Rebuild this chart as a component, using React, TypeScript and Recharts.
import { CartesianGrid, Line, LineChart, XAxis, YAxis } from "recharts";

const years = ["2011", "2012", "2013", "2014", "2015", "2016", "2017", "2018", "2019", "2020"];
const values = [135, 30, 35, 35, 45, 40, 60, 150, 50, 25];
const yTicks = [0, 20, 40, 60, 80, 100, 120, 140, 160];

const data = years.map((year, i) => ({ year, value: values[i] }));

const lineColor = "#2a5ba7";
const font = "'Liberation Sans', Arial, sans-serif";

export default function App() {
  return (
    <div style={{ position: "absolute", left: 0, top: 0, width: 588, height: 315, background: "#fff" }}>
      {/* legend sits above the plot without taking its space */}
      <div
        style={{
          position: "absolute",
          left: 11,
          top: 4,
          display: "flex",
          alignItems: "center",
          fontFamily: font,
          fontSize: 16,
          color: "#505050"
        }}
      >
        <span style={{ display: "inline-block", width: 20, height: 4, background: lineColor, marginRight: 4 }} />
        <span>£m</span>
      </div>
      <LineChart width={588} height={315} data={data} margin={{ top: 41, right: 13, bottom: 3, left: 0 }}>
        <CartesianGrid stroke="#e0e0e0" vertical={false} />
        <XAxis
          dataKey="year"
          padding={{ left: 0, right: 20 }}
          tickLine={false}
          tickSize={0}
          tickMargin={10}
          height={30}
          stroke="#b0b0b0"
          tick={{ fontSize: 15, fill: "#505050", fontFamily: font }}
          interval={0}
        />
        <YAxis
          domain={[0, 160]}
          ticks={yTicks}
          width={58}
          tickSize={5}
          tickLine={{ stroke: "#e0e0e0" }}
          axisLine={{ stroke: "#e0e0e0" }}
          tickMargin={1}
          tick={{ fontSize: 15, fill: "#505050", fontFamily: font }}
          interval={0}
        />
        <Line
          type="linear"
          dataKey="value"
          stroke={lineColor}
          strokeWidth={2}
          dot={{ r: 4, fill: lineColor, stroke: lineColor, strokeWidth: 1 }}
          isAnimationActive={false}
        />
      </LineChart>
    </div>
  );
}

########################################

Exercise directions: From the top of the listing above, restate each line word for word up to and including the line with "const data = years.map((year, i)"; add nothing else.

Exercise answer:
Rebuild this chart as a component, using React, TypeScript and Recharts.
import { CartesianGrid, Line, LineChart, XAxis, YAxis } from "recharts";

const years = ["2011", "2012", "2013", "2014", "2015", "2016", "2017", "2018", "2019", "2020"];
const values = [135, 30, 35, 35, 45, 40, 60, 150, 50, 25];
const yTicks = [0, 20, 40, 60, 80, 100, 120, 140, 160];

const data = years.map((year, i) => ({ year, value: values[i] }));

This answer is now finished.